Indeed, central bank officials have repeatedly emphasized that if a large bank were to fail, there would be drastic consequences for stockholders and others involved.

Fed Governor Lawrence H. Meyer, also at the Chicago Fed conference, insisted the popular understanding of the doctrine is off base. Though he acknowledged that there may be some instances where federal regulators would step in to save an institution from failure, Mr. Meyer insisted that equity holders would likely be wiped out, management fired, and uninsured creditors clipped.

In any case, many analysts worry that continued Fed denials will not accomplish its goal. It will take regulators following through on their threat to depositors, or investors losing money after a large failure, before anyone believes the government is willing to just stand by and watch, these analysts say.

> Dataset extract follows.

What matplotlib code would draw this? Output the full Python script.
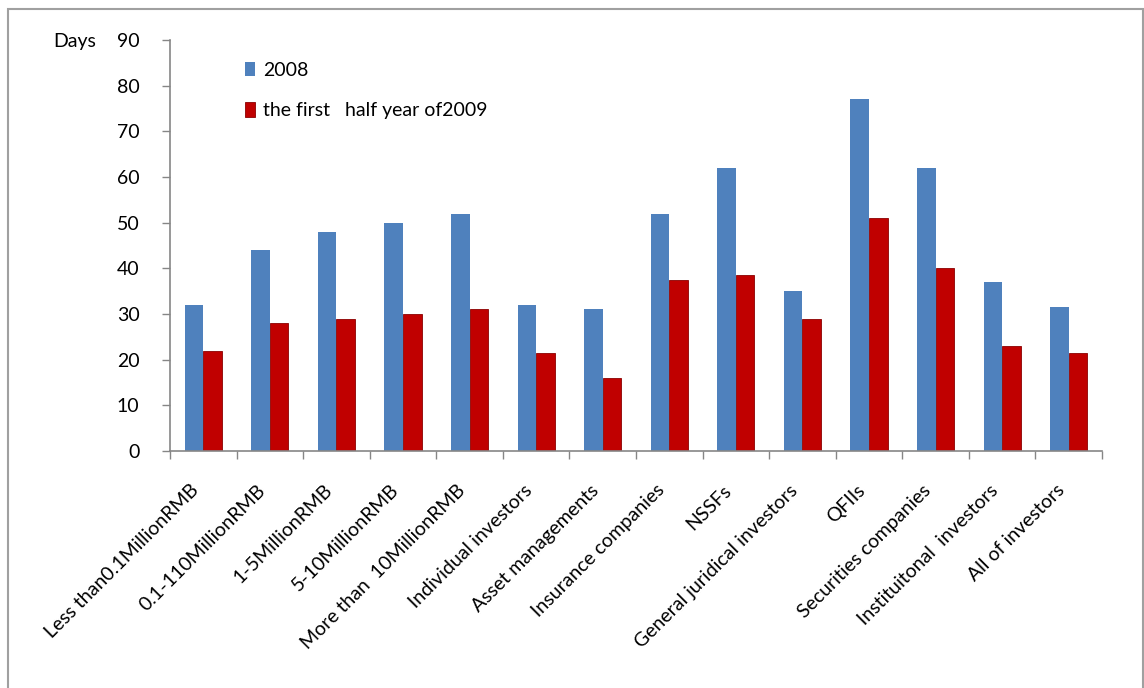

If the past is any judge, regulators have a hard time standing by. As recently as 1998, the Fed organized a private sector bailout of Long Term Capital Management, a hedge fund whose failure threatened the stability of the economy.

One of the most famous examples of recent bank runs and ‘too big to fail’ concerns is the rescue of Continental Illinois in 1984, which was then the eighth-largest banking institution in the country. It was saved by the FDIC, the Fed, and a consortium of banks after rumors of its demise caused a run on the bank.

That near failure was one of the reasons Congress enacted the “systemic risk” exception in the Federal Deposit Insurance Corp. Improvement Act of 1991, which allows for the Treasury secretary, after consulting with the President, to rescue a bank if they determine its imminent failure could cause significant damage to the economy. If such a determination is made, the bailout is paid for by a special assessment on the banking industry.

Mr. Isaac said the only solution will be a complete repudiation in law of “too big to fail.” He argued that bailouts should only be available through an act of Congress, and should not be in the hands of regulators. Though as FDIC chairman he helped rescue Continental Illinois, he said that at the time it was too late for regulators to take a hard line, but that the only way for institutions to truly believe they had no federal safety net would be to leave it solely in the hands of Congress.

“You can’t bet on what Congress is going to do — that in itself instills the discipline you need,” Mr. Isaac said. “And if they did step in, they would exact a pound of flesh from the people who brought us the problem. But I don’t think you can change it in the middle of a crisis. What you can do is change it when the system is doing well, like today. Now is the perfect time to change the system, and people can govern themselves accordingly.”

At least for now, most analysts think it is unlikely Congress will take action, and it remains to be seen how concern over the issue will continue to affect future banking legislation. Unless Congress intervenes, Mr. Blinder said, the industry will just have to deal with the ambiguity surrounding “too big to fail” and the competitive disadvantages it creates for banks that would not be rescued in the event of a failure.

“The Yankees will always have a better baseball team than the Pittsburgh Pirates, and it’s not fair — but that is just how it is,” Mr. Blinder said.